▶ TASK DESCRIPTION: Select the lines below containing the word "this".

##### ROWS

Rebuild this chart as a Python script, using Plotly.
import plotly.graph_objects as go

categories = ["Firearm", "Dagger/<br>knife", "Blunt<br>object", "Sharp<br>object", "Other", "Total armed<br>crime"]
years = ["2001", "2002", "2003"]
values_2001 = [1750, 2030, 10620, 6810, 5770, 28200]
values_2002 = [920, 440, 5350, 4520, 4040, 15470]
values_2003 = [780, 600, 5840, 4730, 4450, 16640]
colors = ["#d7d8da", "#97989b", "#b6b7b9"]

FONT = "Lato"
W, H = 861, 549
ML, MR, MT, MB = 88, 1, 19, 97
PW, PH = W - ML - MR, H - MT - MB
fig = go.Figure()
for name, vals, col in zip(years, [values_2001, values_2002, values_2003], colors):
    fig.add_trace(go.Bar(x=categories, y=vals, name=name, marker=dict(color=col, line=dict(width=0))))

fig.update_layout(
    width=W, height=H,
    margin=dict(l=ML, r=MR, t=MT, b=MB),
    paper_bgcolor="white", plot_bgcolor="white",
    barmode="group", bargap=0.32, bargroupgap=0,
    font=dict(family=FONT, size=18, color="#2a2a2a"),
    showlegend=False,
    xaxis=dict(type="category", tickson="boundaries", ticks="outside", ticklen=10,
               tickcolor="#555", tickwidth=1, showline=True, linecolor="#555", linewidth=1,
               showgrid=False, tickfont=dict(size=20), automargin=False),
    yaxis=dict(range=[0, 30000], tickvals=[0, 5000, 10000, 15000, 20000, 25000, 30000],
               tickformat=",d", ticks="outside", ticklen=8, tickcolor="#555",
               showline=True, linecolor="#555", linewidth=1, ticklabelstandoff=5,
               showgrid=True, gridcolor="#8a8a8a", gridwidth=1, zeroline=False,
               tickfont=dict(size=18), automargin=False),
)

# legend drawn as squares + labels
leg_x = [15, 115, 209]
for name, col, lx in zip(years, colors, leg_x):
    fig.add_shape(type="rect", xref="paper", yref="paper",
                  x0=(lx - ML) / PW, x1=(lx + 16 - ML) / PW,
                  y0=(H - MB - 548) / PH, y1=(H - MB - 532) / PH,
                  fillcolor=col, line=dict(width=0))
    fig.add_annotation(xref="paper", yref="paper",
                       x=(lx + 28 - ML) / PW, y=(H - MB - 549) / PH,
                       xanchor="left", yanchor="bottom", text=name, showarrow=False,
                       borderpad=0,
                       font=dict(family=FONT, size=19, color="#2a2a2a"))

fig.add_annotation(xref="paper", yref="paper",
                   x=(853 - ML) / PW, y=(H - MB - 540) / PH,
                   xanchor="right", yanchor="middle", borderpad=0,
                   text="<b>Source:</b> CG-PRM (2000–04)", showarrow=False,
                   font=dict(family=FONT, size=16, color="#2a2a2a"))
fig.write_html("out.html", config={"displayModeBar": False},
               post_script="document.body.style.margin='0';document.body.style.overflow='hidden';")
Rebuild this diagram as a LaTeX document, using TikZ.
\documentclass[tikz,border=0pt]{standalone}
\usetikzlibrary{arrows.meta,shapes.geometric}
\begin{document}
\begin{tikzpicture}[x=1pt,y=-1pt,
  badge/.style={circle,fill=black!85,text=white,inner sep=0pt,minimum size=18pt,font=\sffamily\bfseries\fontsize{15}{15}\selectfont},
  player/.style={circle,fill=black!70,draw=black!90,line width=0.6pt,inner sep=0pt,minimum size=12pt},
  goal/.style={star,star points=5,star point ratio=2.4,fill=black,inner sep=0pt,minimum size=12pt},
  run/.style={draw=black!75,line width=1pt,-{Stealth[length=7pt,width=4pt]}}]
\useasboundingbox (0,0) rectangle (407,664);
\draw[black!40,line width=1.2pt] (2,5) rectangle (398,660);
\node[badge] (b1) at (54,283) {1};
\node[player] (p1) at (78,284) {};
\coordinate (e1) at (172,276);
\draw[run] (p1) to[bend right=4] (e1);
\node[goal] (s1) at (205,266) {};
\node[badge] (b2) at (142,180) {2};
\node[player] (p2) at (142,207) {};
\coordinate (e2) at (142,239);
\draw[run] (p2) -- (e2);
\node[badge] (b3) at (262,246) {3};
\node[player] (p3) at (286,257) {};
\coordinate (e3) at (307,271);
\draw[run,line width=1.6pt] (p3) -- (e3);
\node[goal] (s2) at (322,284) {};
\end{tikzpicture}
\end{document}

##########
##### ROWS

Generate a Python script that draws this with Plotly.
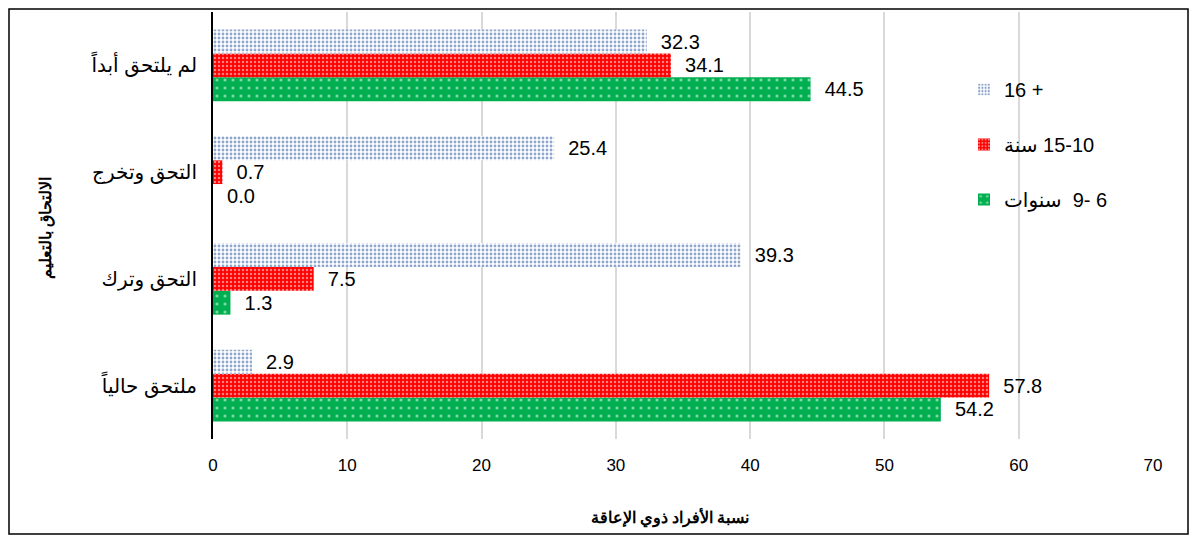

##########
##### ROWS

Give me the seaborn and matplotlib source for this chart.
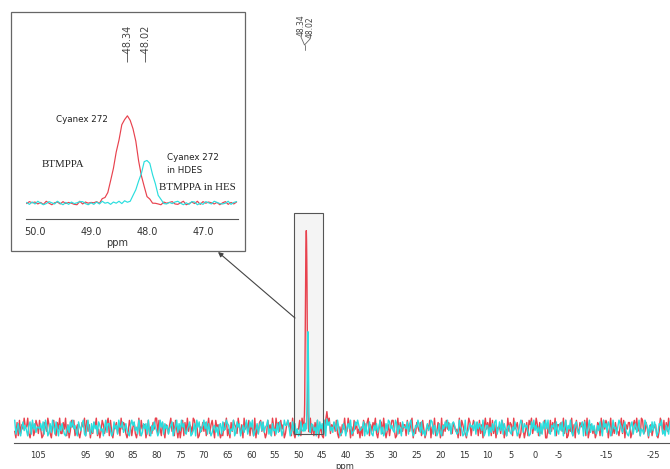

##########

▶ EXERCISE RESPONSE:
Rebuild this chart as a Python script, using Plotly.
Rebuild this diagram as a LaTeX document, using TikZ.
Generate a Python script that draws this with Plotly.
Give me the seaborn and matplotlib source for this chart.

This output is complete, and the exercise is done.